Ben venga una riforma sui tributi sul mattone, come promesso dal Governo Renzi con la Local tax.
A maggior ragione se una riforma del genere riuscisse ad abbattere la peggior media europea – riescono a fare peggio di noi solo in Portogallo, ma tra le nazioni di punta siamo davvero il fanalino di coda – in termini di ore spese, spesso anche buttate, per adempiere alle pratiche fiscali.
Non si tratta solo di tasse immobiliari, certamente, ma ogni anno il contribuente italiano – tra code agli sportelli, giri di pratiche, visite al commercialista – è costretto a investire una media di 269 ore.
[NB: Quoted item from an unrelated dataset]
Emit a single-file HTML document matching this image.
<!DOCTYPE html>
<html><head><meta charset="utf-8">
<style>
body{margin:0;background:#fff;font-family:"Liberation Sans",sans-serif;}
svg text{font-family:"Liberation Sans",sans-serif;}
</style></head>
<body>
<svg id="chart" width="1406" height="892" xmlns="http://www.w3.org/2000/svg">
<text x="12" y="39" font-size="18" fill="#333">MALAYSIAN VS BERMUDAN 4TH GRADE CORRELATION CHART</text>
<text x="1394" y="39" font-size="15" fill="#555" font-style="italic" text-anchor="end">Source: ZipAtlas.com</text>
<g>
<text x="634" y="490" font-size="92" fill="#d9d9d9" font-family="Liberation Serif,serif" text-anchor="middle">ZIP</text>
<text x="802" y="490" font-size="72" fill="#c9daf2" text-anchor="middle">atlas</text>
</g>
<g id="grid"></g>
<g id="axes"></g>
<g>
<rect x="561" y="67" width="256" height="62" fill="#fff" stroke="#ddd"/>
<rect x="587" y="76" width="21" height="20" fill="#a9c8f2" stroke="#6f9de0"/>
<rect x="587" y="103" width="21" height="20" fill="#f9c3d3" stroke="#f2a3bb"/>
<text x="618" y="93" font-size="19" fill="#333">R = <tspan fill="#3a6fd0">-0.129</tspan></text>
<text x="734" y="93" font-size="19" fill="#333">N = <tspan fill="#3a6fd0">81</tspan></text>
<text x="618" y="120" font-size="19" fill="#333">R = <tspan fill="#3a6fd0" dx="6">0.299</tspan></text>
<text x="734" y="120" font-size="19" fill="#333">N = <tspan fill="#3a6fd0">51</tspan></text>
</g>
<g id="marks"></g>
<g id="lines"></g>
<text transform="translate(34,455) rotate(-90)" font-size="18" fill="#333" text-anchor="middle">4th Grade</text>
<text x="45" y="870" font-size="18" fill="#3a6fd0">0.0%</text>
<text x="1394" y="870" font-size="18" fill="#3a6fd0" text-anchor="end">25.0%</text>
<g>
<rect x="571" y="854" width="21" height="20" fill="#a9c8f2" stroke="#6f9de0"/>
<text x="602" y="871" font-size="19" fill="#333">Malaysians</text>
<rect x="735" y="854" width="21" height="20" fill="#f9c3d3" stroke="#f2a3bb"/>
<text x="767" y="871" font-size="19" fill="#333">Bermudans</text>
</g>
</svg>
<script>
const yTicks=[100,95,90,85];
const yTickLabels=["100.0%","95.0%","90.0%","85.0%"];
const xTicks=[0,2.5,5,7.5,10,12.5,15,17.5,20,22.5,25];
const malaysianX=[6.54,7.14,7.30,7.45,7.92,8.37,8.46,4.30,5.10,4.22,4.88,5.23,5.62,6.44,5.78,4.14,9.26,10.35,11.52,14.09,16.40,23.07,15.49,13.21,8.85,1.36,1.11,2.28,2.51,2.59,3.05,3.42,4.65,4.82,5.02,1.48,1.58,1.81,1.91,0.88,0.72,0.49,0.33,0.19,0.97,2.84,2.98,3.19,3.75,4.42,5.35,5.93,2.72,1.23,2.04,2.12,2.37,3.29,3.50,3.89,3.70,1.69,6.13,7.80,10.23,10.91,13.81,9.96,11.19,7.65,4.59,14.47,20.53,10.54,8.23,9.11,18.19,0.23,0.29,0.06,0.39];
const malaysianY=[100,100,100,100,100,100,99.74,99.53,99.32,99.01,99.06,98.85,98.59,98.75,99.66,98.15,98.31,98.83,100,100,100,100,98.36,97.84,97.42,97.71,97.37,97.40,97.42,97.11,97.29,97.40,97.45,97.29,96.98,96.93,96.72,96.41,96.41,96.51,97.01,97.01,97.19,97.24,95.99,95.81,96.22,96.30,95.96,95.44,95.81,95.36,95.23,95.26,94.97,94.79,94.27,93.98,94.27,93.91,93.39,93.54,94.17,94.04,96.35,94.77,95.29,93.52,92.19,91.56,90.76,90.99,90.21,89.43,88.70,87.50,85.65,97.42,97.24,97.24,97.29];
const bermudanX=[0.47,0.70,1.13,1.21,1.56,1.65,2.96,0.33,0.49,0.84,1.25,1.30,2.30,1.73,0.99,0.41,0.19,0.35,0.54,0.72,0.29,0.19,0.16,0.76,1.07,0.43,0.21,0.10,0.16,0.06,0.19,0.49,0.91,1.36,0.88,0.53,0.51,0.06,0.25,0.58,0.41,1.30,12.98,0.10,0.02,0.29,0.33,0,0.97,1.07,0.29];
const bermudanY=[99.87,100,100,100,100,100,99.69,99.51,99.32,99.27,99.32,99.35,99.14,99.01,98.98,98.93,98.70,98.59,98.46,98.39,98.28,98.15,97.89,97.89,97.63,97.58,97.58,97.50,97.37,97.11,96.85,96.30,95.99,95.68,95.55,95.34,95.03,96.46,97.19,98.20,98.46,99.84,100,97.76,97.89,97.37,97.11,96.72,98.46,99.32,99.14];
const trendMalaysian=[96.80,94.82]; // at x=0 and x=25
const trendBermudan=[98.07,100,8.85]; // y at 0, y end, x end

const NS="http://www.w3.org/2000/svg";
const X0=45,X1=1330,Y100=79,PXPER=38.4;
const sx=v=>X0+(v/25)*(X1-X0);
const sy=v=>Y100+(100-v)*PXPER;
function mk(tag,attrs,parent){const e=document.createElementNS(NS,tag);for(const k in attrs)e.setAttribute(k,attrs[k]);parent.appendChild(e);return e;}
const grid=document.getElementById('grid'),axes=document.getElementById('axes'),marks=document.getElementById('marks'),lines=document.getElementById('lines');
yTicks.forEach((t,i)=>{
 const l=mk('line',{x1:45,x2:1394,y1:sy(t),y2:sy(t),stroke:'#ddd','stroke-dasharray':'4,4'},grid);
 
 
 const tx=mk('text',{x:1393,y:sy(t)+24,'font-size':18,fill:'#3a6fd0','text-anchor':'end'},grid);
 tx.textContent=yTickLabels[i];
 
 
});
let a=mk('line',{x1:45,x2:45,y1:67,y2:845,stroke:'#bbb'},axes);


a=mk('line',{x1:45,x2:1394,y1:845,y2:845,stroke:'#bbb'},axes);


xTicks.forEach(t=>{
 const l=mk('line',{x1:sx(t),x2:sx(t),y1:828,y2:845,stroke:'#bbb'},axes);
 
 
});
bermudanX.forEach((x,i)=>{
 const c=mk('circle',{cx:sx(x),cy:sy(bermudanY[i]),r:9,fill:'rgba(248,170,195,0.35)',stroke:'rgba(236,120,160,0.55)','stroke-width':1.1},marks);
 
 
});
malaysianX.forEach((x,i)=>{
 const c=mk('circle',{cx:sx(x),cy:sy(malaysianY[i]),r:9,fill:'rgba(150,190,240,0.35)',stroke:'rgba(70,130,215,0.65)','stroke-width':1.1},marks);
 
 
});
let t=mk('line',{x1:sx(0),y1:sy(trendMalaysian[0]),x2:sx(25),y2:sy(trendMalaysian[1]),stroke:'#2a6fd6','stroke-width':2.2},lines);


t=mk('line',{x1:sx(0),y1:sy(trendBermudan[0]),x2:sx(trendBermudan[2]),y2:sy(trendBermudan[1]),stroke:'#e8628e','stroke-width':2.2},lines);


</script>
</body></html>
In pratica ogni anno un mese di tempo se ne va per compilare moduli e scartoffie varie.
Una mano in questo senso potrebbe arrivare anche dall’estensione della fatturazione elettronica tra imprese private, dove però il rischio è un aumento dei costi amministrativi a carico delle piccole imprese.
Di cui la filiera dell’immobiliare è piena.
Fino ad allora toccherà adeguarsi e provare anche della sana invidia: i dati raccolti della Banca Mondiale, elaborati dalla Cgia di Mestre, segnalano infatti che il Paese più friendly in questo senso è il Lussemburgo, dove bastano con 55 ore all’anno per pagare le tasse. Seguono l’Irlanda, con 80 ore, l’Estonia, con 81 e la Finlandia , con 93.
Il dato medio dell’area dell’euro è di 165.